### [TASK TO COMPLETE]
Please pull out every line that includes the string "matplotlib".

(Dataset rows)
========================================================================

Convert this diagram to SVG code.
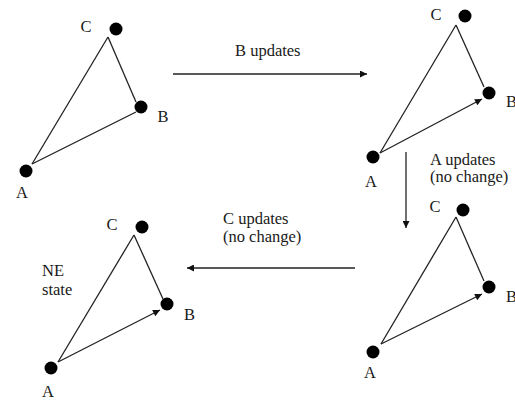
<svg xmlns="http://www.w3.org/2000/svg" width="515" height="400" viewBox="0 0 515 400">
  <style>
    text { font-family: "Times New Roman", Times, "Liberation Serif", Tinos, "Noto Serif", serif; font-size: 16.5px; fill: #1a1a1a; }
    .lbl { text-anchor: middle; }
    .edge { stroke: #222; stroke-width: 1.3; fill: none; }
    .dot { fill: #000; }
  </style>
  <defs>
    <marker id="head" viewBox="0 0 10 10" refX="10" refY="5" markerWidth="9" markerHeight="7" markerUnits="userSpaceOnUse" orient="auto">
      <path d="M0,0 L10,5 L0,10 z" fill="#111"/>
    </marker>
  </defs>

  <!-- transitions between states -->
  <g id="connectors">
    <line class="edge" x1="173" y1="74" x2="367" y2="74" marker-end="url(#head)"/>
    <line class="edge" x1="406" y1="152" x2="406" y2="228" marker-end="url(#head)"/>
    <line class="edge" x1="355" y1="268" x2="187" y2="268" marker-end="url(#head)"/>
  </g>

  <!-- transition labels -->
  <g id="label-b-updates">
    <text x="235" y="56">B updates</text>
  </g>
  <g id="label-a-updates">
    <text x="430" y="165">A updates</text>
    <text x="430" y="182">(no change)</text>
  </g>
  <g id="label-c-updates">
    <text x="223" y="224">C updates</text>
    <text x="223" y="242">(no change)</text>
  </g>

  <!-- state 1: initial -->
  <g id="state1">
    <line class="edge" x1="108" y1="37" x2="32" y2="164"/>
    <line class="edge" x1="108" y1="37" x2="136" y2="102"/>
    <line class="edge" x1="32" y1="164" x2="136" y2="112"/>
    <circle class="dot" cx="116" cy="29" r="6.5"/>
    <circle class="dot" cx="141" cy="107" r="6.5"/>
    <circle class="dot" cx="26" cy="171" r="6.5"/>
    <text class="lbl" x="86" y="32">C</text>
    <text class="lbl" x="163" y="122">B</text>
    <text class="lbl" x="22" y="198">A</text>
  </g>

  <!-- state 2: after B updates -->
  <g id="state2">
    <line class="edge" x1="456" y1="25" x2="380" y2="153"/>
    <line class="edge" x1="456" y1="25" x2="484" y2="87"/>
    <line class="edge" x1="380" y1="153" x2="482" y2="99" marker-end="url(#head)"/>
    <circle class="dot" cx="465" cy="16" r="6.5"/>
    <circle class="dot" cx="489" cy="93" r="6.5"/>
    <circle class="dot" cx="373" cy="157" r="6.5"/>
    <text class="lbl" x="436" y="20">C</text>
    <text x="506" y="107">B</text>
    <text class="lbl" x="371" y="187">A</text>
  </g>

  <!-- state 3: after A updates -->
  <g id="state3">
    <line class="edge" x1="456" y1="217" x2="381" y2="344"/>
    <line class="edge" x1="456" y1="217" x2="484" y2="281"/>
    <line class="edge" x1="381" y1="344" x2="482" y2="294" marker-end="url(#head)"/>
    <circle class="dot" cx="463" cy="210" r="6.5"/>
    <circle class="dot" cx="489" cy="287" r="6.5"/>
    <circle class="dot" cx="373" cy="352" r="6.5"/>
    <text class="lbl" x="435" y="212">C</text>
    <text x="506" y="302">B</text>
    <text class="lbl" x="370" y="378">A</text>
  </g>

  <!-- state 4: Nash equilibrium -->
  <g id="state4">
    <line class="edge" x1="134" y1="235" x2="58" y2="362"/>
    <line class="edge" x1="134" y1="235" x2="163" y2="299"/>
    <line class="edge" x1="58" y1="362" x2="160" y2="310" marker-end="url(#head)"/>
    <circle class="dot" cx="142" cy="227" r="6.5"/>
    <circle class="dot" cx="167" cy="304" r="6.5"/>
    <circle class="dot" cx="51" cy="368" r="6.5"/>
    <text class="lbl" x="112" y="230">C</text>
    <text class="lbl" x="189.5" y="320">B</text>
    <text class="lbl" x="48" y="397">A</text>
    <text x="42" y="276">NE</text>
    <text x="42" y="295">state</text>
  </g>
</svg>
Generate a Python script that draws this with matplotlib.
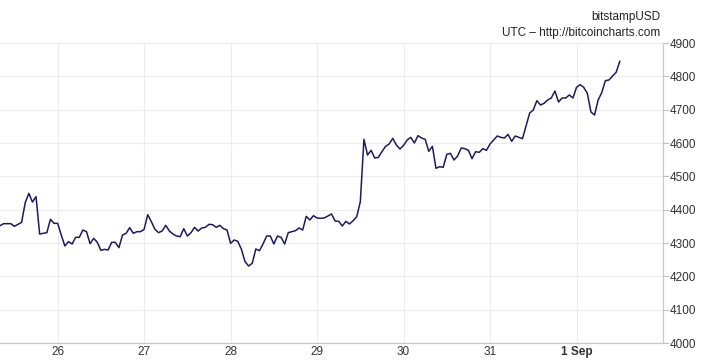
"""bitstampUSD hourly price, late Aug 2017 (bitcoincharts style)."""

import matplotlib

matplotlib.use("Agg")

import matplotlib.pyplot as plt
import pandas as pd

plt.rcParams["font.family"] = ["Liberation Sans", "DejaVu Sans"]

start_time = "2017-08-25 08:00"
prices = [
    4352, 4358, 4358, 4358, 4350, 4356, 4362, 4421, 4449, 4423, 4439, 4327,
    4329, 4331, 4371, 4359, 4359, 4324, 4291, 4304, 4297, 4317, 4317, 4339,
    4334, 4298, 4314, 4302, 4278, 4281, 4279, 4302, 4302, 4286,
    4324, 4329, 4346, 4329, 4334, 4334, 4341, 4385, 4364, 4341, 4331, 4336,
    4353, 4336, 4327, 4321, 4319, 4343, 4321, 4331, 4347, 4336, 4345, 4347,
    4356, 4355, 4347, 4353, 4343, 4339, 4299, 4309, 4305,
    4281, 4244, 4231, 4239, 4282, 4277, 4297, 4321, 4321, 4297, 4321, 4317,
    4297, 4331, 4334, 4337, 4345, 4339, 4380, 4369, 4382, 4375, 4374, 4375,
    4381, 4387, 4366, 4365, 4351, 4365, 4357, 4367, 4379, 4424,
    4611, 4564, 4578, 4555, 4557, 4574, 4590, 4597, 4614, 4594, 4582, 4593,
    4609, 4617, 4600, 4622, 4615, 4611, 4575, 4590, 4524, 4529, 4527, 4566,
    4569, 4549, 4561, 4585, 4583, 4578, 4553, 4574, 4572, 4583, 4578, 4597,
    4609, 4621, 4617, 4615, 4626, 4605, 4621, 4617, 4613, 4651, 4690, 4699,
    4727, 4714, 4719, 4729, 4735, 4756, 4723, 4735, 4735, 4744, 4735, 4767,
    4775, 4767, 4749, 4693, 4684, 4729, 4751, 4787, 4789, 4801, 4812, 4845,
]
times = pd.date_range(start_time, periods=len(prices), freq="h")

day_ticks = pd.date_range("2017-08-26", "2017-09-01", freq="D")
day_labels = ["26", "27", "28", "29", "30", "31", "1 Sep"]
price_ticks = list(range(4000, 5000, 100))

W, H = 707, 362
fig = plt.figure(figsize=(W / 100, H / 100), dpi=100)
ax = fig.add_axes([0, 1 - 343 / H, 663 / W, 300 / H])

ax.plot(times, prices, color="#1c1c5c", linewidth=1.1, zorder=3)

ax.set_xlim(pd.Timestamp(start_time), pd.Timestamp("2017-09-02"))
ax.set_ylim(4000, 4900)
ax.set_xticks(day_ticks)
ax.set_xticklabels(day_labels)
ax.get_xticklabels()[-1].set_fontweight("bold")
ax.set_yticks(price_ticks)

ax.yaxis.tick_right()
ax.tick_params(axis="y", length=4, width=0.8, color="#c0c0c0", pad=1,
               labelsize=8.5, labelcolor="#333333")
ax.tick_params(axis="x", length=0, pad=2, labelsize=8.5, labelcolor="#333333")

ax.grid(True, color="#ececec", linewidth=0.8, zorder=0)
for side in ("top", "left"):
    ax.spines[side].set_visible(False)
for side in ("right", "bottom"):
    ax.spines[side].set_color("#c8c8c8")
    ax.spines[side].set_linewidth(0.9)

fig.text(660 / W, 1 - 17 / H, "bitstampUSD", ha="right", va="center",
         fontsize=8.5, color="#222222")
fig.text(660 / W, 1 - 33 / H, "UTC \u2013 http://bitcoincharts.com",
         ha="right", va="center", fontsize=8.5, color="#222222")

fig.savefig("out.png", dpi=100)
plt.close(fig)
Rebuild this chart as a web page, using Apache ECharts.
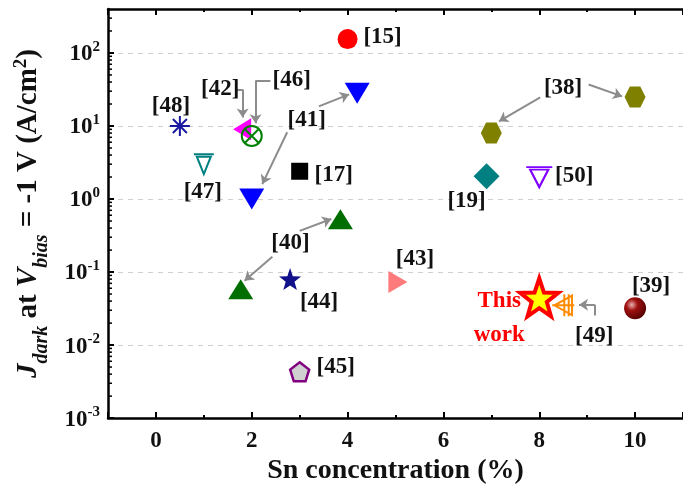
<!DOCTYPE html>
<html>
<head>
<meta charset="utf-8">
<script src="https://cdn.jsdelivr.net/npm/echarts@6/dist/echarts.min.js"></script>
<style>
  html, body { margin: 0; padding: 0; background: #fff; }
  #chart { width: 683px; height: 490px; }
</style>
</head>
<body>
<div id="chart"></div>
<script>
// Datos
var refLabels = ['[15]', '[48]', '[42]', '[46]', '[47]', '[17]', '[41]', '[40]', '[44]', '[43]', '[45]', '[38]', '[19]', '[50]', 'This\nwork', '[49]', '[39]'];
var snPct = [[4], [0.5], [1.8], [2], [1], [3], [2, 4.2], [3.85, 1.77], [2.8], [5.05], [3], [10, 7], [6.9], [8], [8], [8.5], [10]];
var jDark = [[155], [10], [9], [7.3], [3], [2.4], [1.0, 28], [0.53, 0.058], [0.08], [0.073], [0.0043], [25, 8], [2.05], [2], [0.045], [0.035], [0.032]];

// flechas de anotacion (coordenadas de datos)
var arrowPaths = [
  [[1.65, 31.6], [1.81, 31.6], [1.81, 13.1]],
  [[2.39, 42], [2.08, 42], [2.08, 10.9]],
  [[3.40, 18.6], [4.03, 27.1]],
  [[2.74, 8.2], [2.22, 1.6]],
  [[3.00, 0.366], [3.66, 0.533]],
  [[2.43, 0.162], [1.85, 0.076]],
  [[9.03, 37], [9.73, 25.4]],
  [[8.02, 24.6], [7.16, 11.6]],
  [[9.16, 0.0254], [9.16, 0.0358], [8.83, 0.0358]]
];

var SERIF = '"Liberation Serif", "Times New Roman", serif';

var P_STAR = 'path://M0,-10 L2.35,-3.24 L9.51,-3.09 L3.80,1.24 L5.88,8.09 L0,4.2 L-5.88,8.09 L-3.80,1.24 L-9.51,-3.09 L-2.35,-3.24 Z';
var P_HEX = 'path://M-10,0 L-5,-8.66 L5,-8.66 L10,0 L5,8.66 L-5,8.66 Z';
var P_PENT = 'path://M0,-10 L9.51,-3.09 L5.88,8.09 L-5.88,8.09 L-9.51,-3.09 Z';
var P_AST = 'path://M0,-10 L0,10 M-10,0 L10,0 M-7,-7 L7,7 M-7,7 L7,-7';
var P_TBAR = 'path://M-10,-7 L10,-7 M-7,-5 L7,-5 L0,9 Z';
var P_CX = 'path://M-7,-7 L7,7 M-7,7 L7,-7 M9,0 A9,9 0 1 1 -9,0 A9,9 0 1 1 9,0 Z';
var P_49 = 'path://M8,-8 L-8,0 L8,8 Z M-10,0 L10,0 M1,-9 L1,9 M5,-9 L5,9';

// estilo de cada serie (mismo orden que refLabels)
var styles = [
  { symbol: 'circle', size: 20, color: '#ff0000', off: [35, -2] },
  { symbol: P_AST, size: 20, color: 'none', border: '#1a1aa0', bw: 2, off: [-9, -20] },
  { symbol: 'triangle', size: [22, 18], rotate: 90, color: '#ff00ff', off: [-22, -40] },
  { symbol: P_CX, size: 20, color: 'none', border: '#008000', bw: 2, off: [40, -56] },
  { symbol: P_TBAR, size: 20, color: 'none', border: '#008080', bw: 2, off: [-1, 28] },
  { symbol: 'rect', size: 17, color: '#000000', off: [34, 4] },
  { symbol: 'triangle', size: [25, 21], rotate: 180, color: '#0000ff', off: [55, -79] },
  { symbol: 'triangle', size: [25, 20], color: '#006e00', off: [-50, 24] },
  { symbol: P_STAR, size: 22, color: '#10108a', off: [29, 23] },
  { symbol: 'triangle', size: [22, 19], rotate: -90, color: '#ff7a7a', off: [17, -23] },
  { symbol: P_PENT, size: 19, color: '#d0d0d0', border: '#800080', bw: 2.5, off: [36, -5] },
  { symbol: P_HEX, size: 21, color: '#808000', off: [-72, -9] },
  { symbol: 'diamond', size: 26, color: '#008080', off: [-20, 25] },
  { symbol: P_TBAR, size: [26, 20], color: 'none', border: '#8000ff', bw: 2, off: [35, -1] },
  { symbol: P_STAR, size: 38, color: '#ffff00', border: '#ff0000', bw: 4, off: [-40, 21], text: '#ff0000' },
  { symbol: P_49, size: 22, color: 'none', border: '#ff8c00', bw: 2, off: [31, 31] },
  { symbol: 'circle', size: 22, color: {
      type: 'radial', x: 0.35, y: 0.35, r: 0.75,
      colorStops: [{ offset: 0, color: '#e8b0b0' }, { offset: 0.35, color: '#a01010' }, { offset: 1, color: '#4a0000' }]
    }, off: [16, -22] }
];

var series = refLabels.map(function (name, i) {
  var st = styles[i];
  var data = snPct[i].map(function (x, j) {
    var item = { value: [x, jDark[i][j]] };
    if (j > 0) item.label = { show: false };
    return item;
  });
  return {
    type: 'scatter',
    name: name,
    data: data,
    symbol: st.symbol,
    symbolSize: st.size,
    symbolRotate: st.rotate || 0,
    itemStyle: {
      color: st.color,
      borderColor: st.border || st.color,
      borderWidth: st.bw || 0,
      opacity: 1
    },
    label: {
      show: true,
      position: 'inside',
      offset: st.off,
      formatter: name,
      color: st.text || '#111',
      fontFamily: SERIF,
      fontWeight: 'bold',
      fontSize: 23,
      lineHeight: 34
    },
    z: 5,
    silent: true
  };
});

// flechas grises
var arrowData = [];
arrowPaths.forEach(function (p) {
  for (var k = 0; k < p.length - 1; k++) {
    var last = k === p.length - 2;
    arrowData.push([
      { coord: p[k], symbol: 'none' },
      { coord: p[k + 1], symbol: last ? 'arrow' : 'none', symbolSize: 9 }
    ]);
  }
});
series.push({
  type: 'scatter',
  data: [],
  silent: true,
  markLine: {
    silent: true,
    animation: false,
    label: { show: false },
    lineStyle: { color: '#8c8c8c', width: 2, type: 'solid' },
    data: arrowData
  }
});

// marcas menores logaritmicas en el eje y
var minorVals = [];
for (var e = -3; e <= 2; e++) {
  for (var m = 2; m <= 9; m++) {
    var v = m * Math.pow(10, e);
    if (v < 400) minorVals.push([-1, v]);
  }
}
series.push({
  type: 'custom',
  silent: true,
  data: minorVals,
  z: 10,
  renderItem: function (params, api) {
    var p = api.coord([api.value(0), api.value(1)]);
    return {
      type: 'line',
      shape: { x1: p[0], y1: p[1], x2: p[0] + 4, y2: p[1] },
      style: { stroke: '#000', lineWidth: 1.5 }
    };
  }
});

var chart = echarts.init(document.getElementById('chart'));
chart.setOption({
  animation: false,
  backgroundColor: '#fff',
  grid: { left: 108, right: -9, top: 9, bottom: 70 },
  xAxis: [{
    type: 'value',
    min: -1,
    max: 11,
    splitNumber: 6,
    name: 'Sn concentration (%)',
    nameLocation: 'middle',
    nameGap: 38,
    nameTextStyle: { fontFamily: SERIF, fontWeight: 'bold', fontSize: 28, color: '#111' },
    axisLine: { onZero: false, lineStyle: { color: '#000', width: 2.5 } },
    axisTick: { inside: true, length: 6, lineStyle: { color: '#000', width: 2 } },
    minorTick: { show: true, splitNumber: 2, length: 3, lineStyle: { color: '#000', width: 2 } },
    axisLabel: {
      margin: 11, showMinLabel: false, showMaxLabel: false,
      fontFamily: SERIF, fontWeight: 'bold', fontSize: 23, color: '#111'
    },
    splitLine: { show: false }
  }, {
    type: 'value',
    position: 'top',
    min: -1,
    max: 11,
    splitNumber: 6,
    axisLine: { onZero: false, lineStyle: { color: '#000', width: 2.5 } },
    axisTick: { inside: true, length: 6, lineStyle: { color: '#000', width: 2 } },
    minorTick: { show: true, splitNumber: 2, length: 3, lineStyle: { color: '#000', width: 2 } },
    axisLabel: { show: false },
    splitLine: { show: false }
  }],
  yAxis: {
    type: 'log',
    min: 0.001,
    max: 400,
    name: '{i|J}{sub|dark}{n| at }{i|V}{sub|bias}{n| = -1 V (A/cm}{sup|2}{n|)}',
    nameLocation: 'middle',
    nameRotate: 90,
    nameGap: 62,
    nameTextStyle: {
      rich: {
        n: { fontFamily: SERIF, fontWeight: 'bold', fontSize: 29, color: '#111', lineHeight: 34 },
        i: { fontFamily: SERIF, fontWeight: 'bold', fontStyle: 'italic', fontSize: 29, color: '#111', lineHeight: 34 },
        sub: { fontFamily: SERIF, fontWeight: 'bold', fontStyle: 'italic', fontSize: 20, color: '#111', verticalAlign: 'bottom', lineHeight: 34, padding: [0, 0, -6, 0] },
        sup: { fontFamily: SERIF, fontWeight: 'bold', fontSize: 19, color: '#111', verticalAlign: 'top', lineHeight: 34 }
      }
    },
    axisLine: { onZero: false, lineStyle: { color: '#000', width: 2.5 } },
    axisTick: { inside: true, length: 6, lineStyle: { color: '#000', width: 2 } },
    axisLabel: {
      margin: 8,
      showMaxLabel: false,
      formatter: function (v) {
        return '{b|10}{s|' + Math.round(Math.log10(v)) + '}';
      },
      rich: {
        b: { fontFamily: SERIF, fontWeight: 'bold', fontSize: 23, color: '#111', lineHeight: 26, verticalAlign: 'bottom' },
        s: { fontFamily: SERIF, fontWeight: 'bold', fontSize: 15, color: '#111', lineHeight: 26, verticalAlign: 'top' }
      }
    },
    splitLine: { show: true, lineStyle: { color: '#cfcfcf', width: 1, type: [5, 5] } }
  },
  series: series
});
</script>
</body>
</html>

========================================================================

### [ANSWER TO THIS PROBLEM]
Generate a Python script that draws this with matplotlib.
import matplotlib
matplotlib.use("Agg")
import matplotlib.pyplot as plt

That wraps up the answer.